By David Lippman

As soon as the British radio operator started batting out the distress signal on December 2, 1939, the German pocket battleship opened up with a 37mm gun. Despite the display of ordnance, Captain William Stubbs ordered his operator to keep sending an “RRR.”

After four minutes, the German warship Admiral Graf Spee 12,000 tons displacement and 609 feet long, jammed the British merchant ship Doric Star’s message.

But it was too late. Doric Star’s cry for help was heard by another British ship, Port Chalmers, which passed the message on to Walvis Bay Radio Station in southwest Africa, to Vice Admiral George Lyon at Freetown, and to South Atlantic Division Commodore Henry Harwood aboard his flagship, the light cruiser HMS Ajax.

The initial link in a chain that would lead to Britain’s first naval victory of World War II had been forged.

The German Graf Spee

Graf Spee was Germany’s answer to the Versailles Treaty, which forbade the Reich to build warships over 10,000 tons.

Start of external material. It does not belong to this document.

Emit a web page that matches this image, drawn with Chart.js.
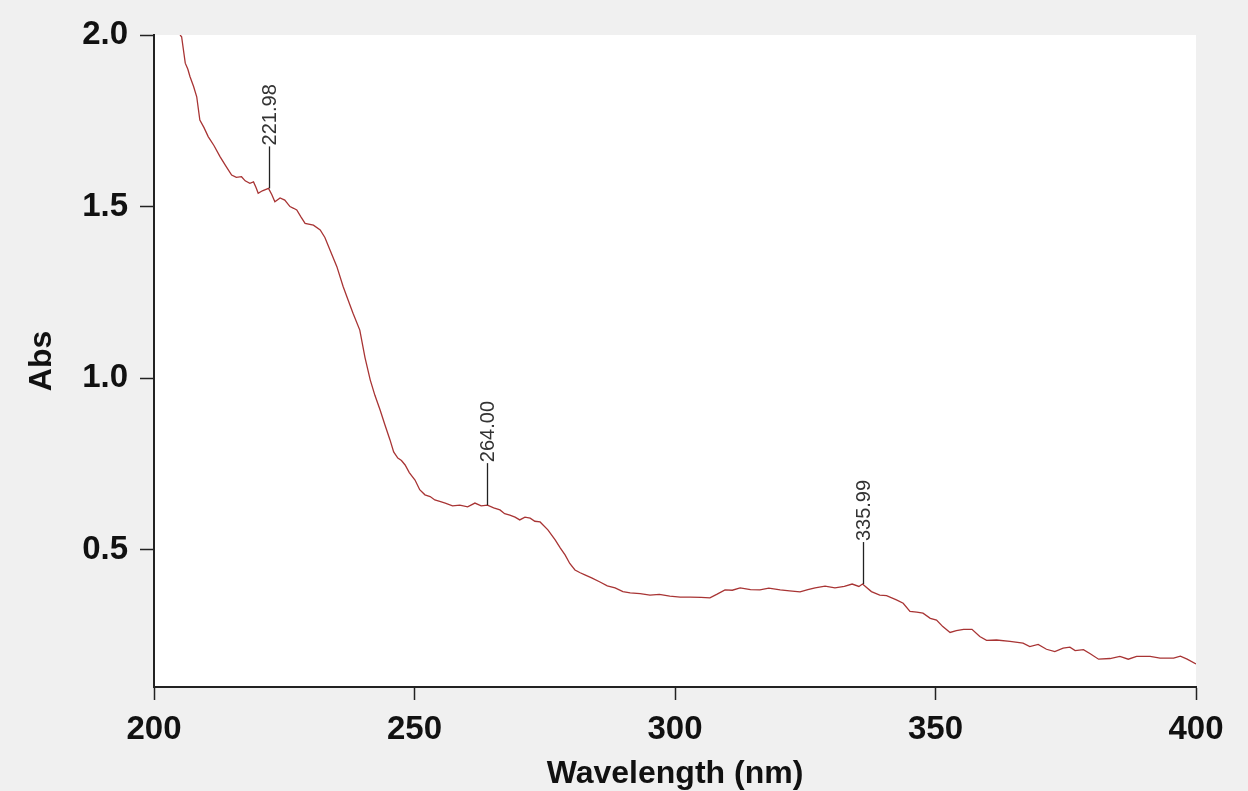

Graf Spee violated the treaty in deed with her tonnage and spirit with two triple 11-inch gun turrets, so that her cruiser hull packed the firepower of a battlecruiser. Graf Spee could hit a top speed of 26 knots and had a range of 12,500 miles before refueling. She was designed for one purpose: to raid British sea lanes.

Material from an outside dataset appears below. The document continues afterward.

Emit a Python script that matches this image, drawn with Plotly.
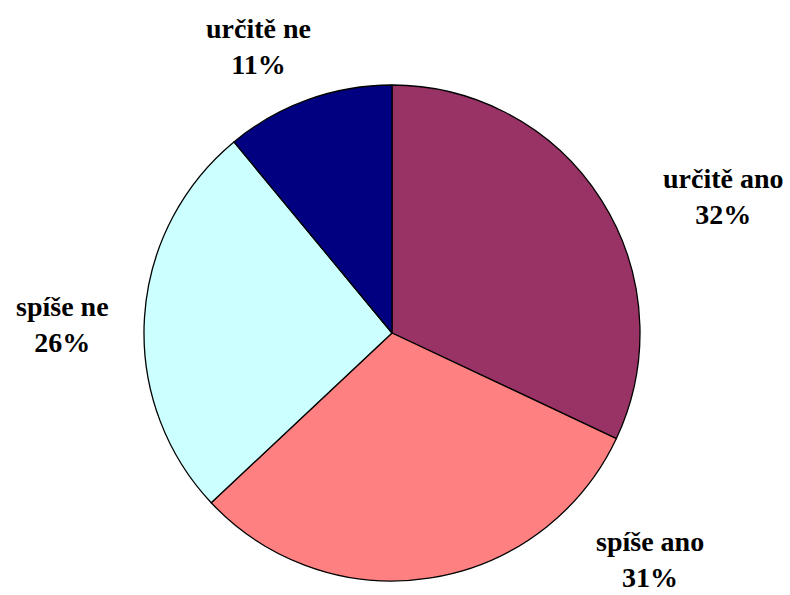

Graf Spee featured some of the latest design touches: an electro-welded hull, zeiss rangefinders, and Seetakt radar. She also had some weaknesses: 26 knots was slower than older British cruisers and, like other German ships, she had a poorly designed rudder.

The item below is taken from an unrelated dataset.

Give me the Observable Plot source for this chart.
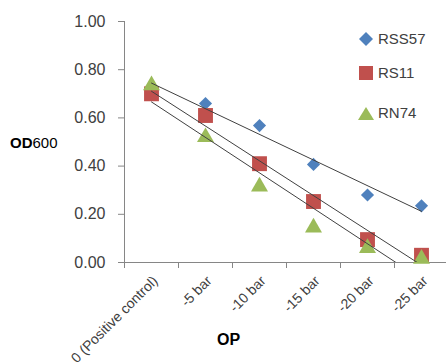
<!DOCTYPE html>
<html><head><meta charset="utf-8">
<script src="https://cdn.jsdelivr.net/npm/d3@7"></script>
<script src="https://cdn.jsdelivr.net/npm/@observablehq/plot@0.6"></script>
<style>
body{margin:0;background:#fff;}
#wrap{position:relative;width:446px;height:363px;font-family:"Liberation Sans",Arial,sans-serif;overflow:hidden;background:#fff}
#ylab{position:absolute;left:10px;top:134px;font-size:15px;color:#000}
#xlab{position:absolute;left:217px;top:331px;font-size:16px;font-weight:bold;color:#000}
.leg{position:absolute;left:358px;font-size:15px;color:#404040;display:flex;align-items:center}
.leg svg{margin-right:4px}
</style></head><body><div id="wrap"></div>
<script>
const categories = ["0 (Positive control)", "-5 bar", "-10 bar", "-15 bar", "-20 bar", "-25 bar"];
const seriesNames = ["RSS57", "RS11", "RN74"];
const rss57 = [0.72, 0.66, 0.568, 0.407, 0.28, 0.235];
const rs11 = [0.70, 0.61, 0.41, 0.253, 0.095, 0.03];
const rn74 = [0.735, 0.52, 0.315, 0.145, 0.06, 0.015];
const yTicks = [0, 0.2, 0.4, 0.6, 0.8, 1.0];
const colors = ["#4F81BD", "#C0504D", "#9BBB59"];
const symbols = ["diamond2", "square", "triangle"];
const radii = [5.9, 8.4, 6.3];

const seriesValues = [rss57, rs11, rn74];
const data = seriesValues.flatMap((vals, s) => vals.map((v, i) => ({series: seriesNames[s], i, v})));
const boundaries = d3.range(categories.length + 1).map(k => k - 0.5);
const catIdx = categories.map((c, i) => i);

const plot = Plot.plot({
  width: 446, height: 363,
  marginLeft: 124, marginRight: 0, marginTop: 21, marginBottom: 101,
  style: {fontFamily: '"Liberation Sans", Arial, sans-serif', background: "transparent"},
  x: {type: "linear", domain: [-0.5, categories.length - 0.5], range: [124, 448], axis: null},
  y: {domain: [0, 1], range: [262, 21], axis: null},
  marks: [
    Plot.ruleX([-0.5], {y1: 0, y2: 1, stroke: "#868686"}),
    Plot.ruleY([0], {x1: -0.5, x2: 5.5, stroke: "#868686"}),
    Plot.axisY({ticks: yTicks, tickFormat: d3.format(".2f"), tickSize: 6, tickPadding: 13, stroke: "#868686", fill: "#404040", fontSize: 16, label: null}),
    Plot.axisX({ticks: boundaries, tickFormat: () => "", tickSize: 6, stroke: "#868686", label: null}),
    Plot.text(catIdx, {x: d => d, y: () => 0, text: d => categories[d], rotate: -45, textAnchor: "end", dy: 16, dx: 4, fontSize: 14, fill: "#404040"}),
    ...seriesNames.map((name, s) =>
      Plot.dot(data.filter(d => d.series === name), {x: "i", y: "v", symbol: () => symbols[s], fill: colors[s], stroke: "none", r: radii[s]})
    ),
    Plot.linearRegressionY(data, {x: "i", y: "v", z: "series", stroke: "#404040", strokeWidth: 1, ci: 0, clip: true})
  ],
  symbol: {type: "identity"}
});

const wrap = document.getElementById("wrap");
wrap.appendChild(plot);

const yl = document.createElement("div");
yl.id = "ylab"; yl.innerHTML = "<b>OD</b>600";
wrap.appendChild(yl);
const xl = document.createElement("div");
xl.id = "xlab"; xl.textContent = "OP";
wrap.appendChild(xl);

const legTops = [30, 64, 104];
const shapes = [
  c => `<polygon points="7,0 14,7 7,14 0,7" fill="${c}"/>`,
  c => `<rect x="0" y="0" width="14" height="14" fill="${c}"/>`,
  c => `<polygon points="7,1 15,14 -1,14" fill="${c}"/>`
];
seriesNames.forEach((name, s) => {
  const d = document.createElement("div");
  d.className = "leg";
  d.style.top = legTops[s] + "px";
  d.innerHTML = `<svg width="16" height="16" viewBox="-1 -1 16 16">${shapes[s](colors[s])}</svg><span>${name}</span>`;
  wrap.appendChild(d);
});
</script></body></html>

The two ships had a lucky shave a week after war broke out. On September 11, 1939, Graf Spee’s Arado seaplane spotted a British cruiser and sped back to the pocket battleship with the news. Langsdorff changed course. That evening, just as Graf Spee and Altmark were swapping stores, lookouts spotted the funnels of the British heavy cruiser Cumberland. The Germans went to action stations, but Cumberland zigzagged and never saw them.